2nd CE to 2nd CE
Name of Ruler:
Obverse (Image and Inscription):
Image: Laureate head of Trajan looking to right, with slight drapery on his far shoulder
Inscription: IMP CAES NERVAE TRAIANO AVG GER DAC P M TR P COS V PP
Reverse (Image and Inscription):
Image: Trajan, in armor, on horse galloping to right, hurling spear at fallen Dacian crawling to right
Inscription: SPQR OPTIMO PRINCIPI SC
(RIC II, Trajan, 543, p. 282)
The obverse of this sestertius minted between 103-111 CE, depicts the head of Trajan, while the obverse depicts the emperor, on a horse, piercing a fallen Dacian with a spear. The inscription on the obverse reads imperator, Caesar, Augustus, Germanicus, Dacicus, pontifex maximus, or high priest of Roman state religion, holder of tribunicia potestas, consul for the fifth time and pater patriae, or father of the fatherland. The inscription on the reverse refers to the title optimus princeps, “the best ruler,” which was bestowed upon him by the Senate in 114 CE. The letters SC, which stand for the words senatus consultum, which already appear during the reign of Augustus, indicate that the senate had given its assent to the minting of bronze coins whose value was less than the nominal one.
Trajan waged the First Dacian War against Decebalus between 101-102 CE, continuing a campaign that had begun under the reign of Domitian, in retaliation against the Dacians’ killing of the governor of Moesia, Oppius Sabinus in 85-86 CE. Domitian mounted personally an expedition against the Dacians, driving the Barbarians back across the Danube. However Cornelius Fuscus, the praetorian prefect was defeated and killed in 86 CE during an ill-fated expedition at the first battle of Tapae. Once more Domitian led an expedition against the Dacians, who were defeated in 88 CE (see Suetonius, Domitian, 6; Mócsy, Pannonia and Upper Moesia, p. 80-85). Although in the following peace, Domitian agreed to pay to Decebalus an annual subsidy, most scholars today agree that Domitian’s policy towards the Dacians paved the way to Trajan’s successful wars. Trajan waged the First Dacian War against Decebalus between 101-102 CE, but the war was only a partial success; although Trajan defeated the Dacians at Tapae, Trajan had to face a counter attack from Decebalus the following year, which however resulted in a failure for the Dacians. King Decebalus retreated, and Trajan, back in Rome, was awarded the title Dacicus Maximus (for the First Dacian War, see Cassius Dio, Roman History, 68.10.3;Bennett, Trajan, p. 95-98).

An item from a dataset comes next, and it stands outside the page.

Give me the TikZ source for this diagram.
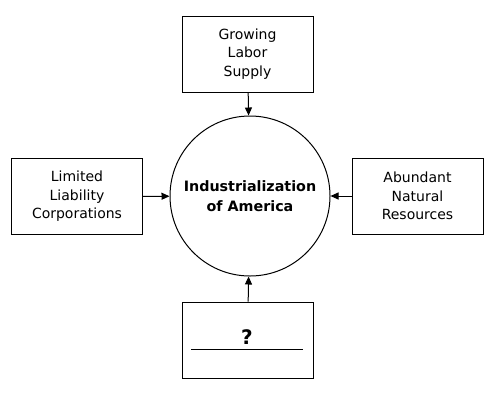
\documentclass[tikz,border=0pt]{standalone}
\usepackage{fontspec}
\setmainfont{DejaVu Sans}
\usetikzlibrary{arrows.meta}
\begin{document}
\begin{tikzpicture}[x=1pt,y=-1pt,
  box/.style={draw, line width=1pt, minimum width=131pt, minimum height=76pt, align=center, font=\fontsize{14}{18.5}\selectfont, inner sep=0pt},
  arr/.style={-{Triangle[length=8pt,width=7pt]}, line width=1pt}]
\useasboundingbox (0,0) rectangle (494,394);
\node[draw, circle, line width=1pt, minimum size=160pt, inner sep=0pt, align=center, font=\bfseries\fontsize{14.3}{20}\selectfont] (c) at (250,196) {Industrialization\\of America};
\node[box] (top) at (247.5,54) {Growing\\Labor\\Supply};
\node[box] (left) at (77,196.5) {Limited\\Liability\\Corporations};
\node[box] (right) at (417.5,196) {Abundant\\Natural\\Resources};
\node[box] (bot) at (247.5,340) {};
\node[font=\bfseries\fontsize{20}{22}\selectfont] (q) at (247,337) {?};
\coordinate (l1) at (191,349);
\coordinate (l2) at (303,349);
\draw[line width=1pt] (l1) -- (l2);
\draw[arr] (top) -- (c);
\draw[arr] (left) -- (c);
\draw[arr] (right) -- (c);
\draw[arr] (bot) -- (c);
\end{tikzpicture}
\end{document}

The victory was celebrated on the reverse through the depiction of the emperor, riding on a horse, hurling a spear at a fallen Dacian. The origin of this scene, i.e. a horseman spearing a fallen enemy, must be sought in the late classical-Hellenistic iconography of the king hunting with a spear; the young Alexander is depicted as such on a wall painting from Philip II’s tomb at Vergina. This iconography appears also on later imperial coins minted by Antoninus Pius (137-161 CE), Marcus Aurelius (161-180 CE), and Commodus (180-192 CE). Moreover, this iconography appears on Jewish gems, dated to the second and third centuries, as well (see e.g. Israel Antiquities Authority Collection (1931.2); Goodenough, Jewish Symbols in the Greco-Roman period II, p. 227). They depict King Solomon, riding on a horse, dressed as a Hellenistic King or as a Roman emperor, and trampling under his horse feet a she-daemon. As far as the coin is concerned, the message conveyed by the scene depicted on the obverse, a scene heavily influenced by Hellenistic royal iconography, emphasises the supreme power of the ruler, who is always victorious. In the case of the Dacian Wars, the coinage minted in their aftermath demonstrated the full force of the Roman propaganda machine in action; not only did sestertii such as this appear with active scenes of battle, but numerous other coins were issued which highlighted the total subjugation of the Dacian people. From the personification of Dacia, depicted bound and captive, to individual Dacians in mourning or kneeling before Rome, as well as images of Nike, the goddess of Victory, inscribing Dacica on a shield, the coins projected the invincible nature of Roman power and the inevitability of its continued expansion.